Case study: Granville Ecopark // APROVIS

Granville EcoPark is an Enhanced Anaerobic Digestion Facility based outside Dungannon. The state-of-the-art facility is the largest of its kind in Northern Ireland and the company is currently the market leader in Ireland within the sector.

The plant’s process utilises food waste to produce a biogas which is then used to power onsite CHP (Combined Heat and Power) units to generate renewable electricity.

In 2018, the company undertook a project to integrate two APROVIS EGHEs (Exhaust Gas Heat Exchangers) into their system to capture waste exhaust heat being created by two of these CHP units and utilise it elsewhere on site.

Specifically, they sought to use it to heat water needed for their biogas upgrading system, a task previously achieved using an oil boiler.
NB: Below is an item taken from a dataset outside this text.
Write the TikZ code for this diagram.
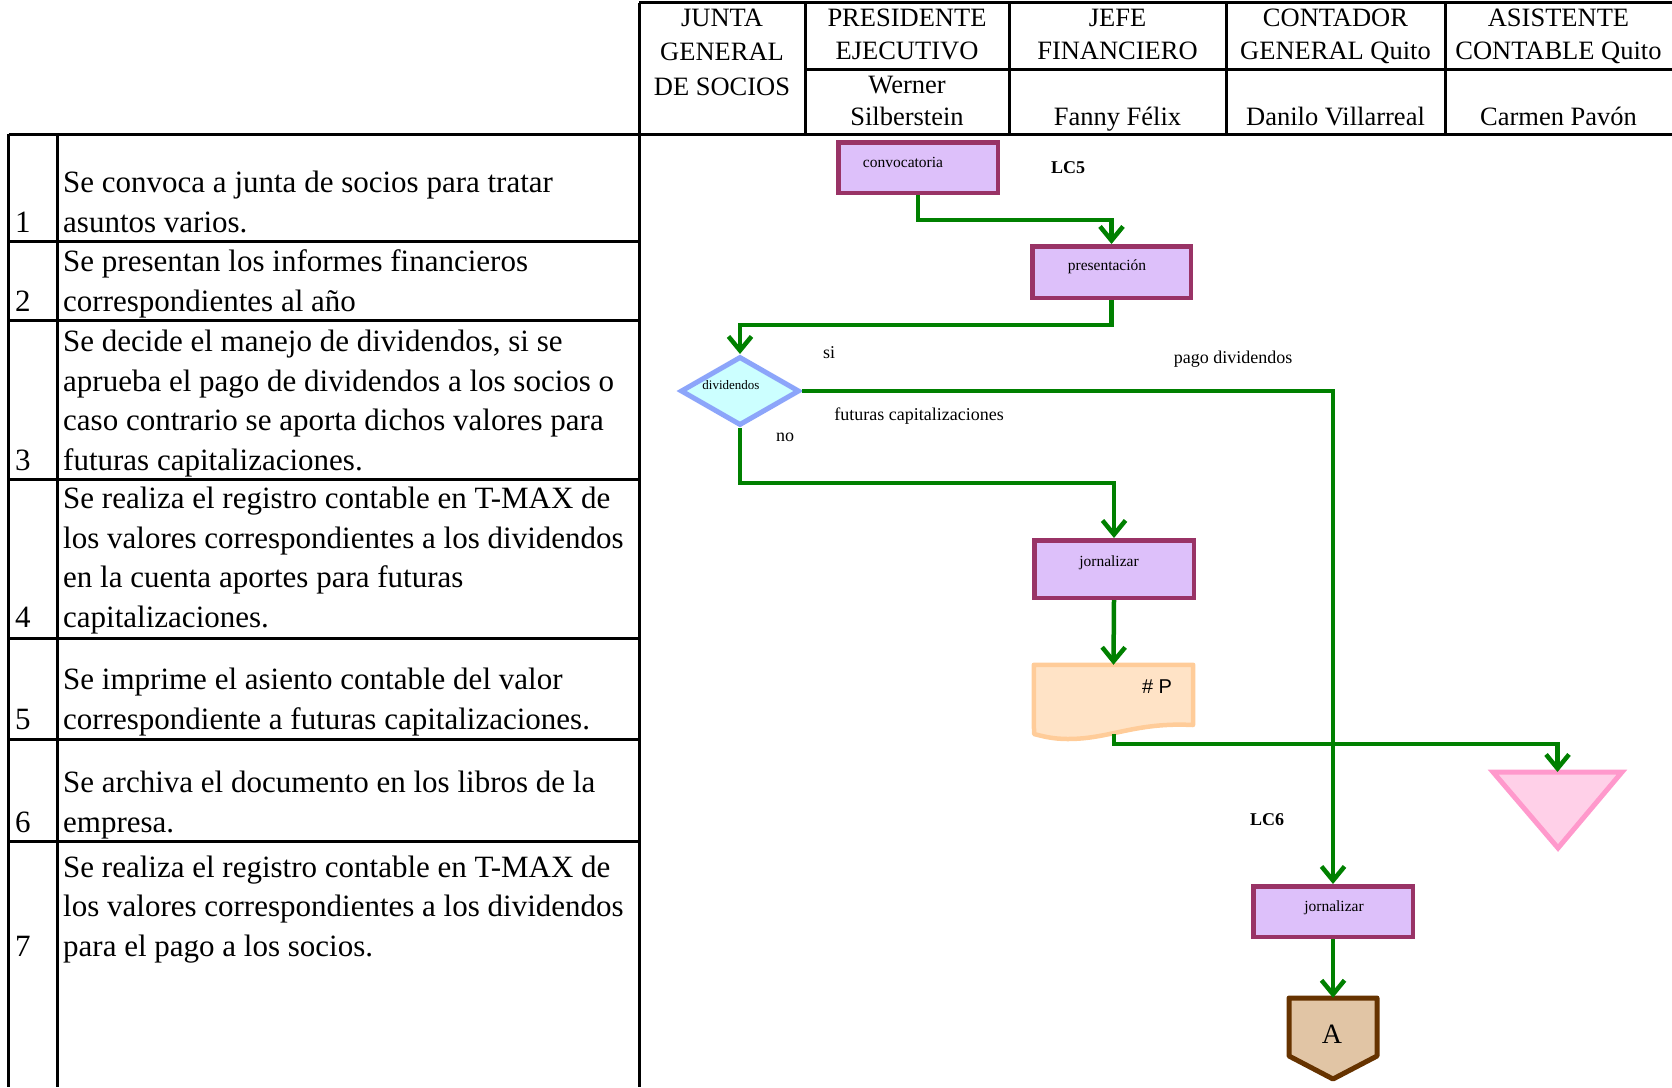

The Upgrading plant, built by PureGas, uses hot water of around 130 degrees to remove CO2 from biogas creating Biomethane which is 99% CH4.

Successful completion represented the potential for substantial savings and a more environmentally sustainable process, central to the company’s ethos.

Due to their track record of successful EGHE projects, APROVIS was selected as the main supplier for the project. The design was completed with collaboration between APROVIS design engineers and the GECO team in April & May 2018 with delivery of the new units in September 2018.

The new EGHEs were connected by fabricating connecting ductwork, maintaining the current CHP silencers. This method once completed and lagged resulted in noise levels around this process area being vastly reduced.

In order to introduce the hot water now being produced via the EGHEs to the Puregas system across the site, 100m of overhead pipeline system was installed. After a successful commissioning, the company’s oil consumption vastly reduced and by mid-way through November the oil boiler had been switched off entirely with all heat requirements being supplied by the CHPs waste exhaust heat.

The success of the project has seen Granville’s oil usage virtually eliminated with the boiler now only being turned on when routine maintenance work of the new system is carried out, representing savings of up to £250,000 a year to the company. Furthermore, Granville now has access to valuable real-time data on the waste heat being produced in their process. This has allowed them to consider options for how unused output their other CHP units could potentially be used in future, further developing and improving their existing circular economy model.